Arthur Perigal (c.1784-1847) was a British historical, portrait and landscape painter.

==Life==
Perigal was born in London on 10 January 1784 the son of Francois Perigal and his wife, Marie Ogier.

He studied under Henry Fuseli at the Royal Academy, and in 1811 gained the gold medal for historical painting, the subject being Themistocles taking Refuge at the Court of Admetus.

Perigal for some time practised portrait-painting in London, but around 1820 he appears to have gone to Northampton, and then later moved to Manchester. He lastly settled in Edinburgh, where he taught drawing, and from 1833 onwards exhibited portraits and landscapes at the Royal Scottish Academy.

In the 1830s Perigal is listed as living at 6 St Vincent Street in the Stockbridge area of Edinburgh.

Perigal died at 21 Hill Street, Edinburgh, on 19 September 1847, aged 63.

He is buried in Dean Cemetery near the north-west corner of the original cemetery.

==Works==
Perigal began in 1810 to exhibit at the Royal Academy and the British Institution, sending the former a portrait and Queen Katherine delivering to Capucius her Farewell Letter to King Henry the Eighth, and to the latter The Restoration of the Daughters of Œdipus and Helena and Hermia (from Midsummer Night's Dream).
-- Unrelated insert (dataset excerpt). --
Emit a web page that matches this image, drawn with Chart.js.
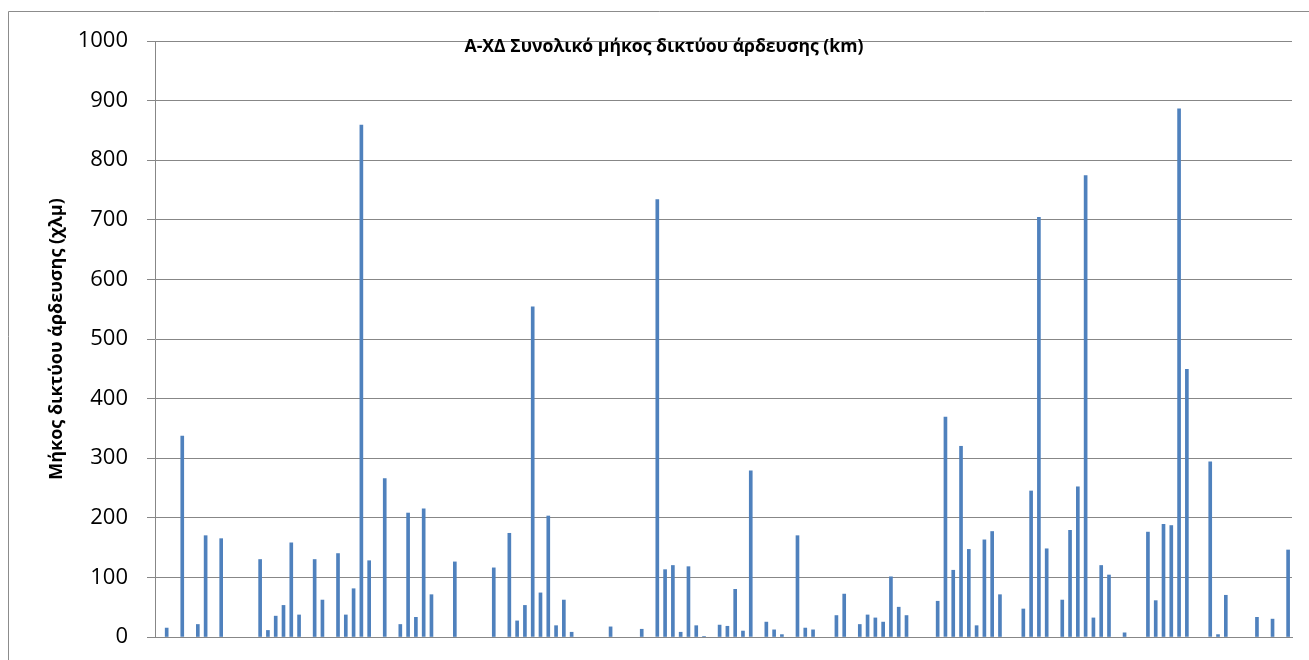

These works were followed at the Royal Academy by Aridæus and Eurydice in 1811, his Themistocles in 1812, The Mother's last Embrace of her Infant Moses in 1813, and again in 1816; his last picture at the Academy was Going to Market, appeared in 1821. His contributions to the British Institution included Roderick Dhu discovering himself to FitzJames in 1811, the Death of Rizzio in 1813, Joseph sold by his Brethren in 1814, Scipio restoring the Captive Princess to her Lover in 1815, and, lastly, The Bard in 1828.

==Family==
He was married to Louisa Susanna Pilleau (1780-1861). They had five children.

Their eldest son, Arthur Perigal, the younger (1816–1884) was a landscape-painter.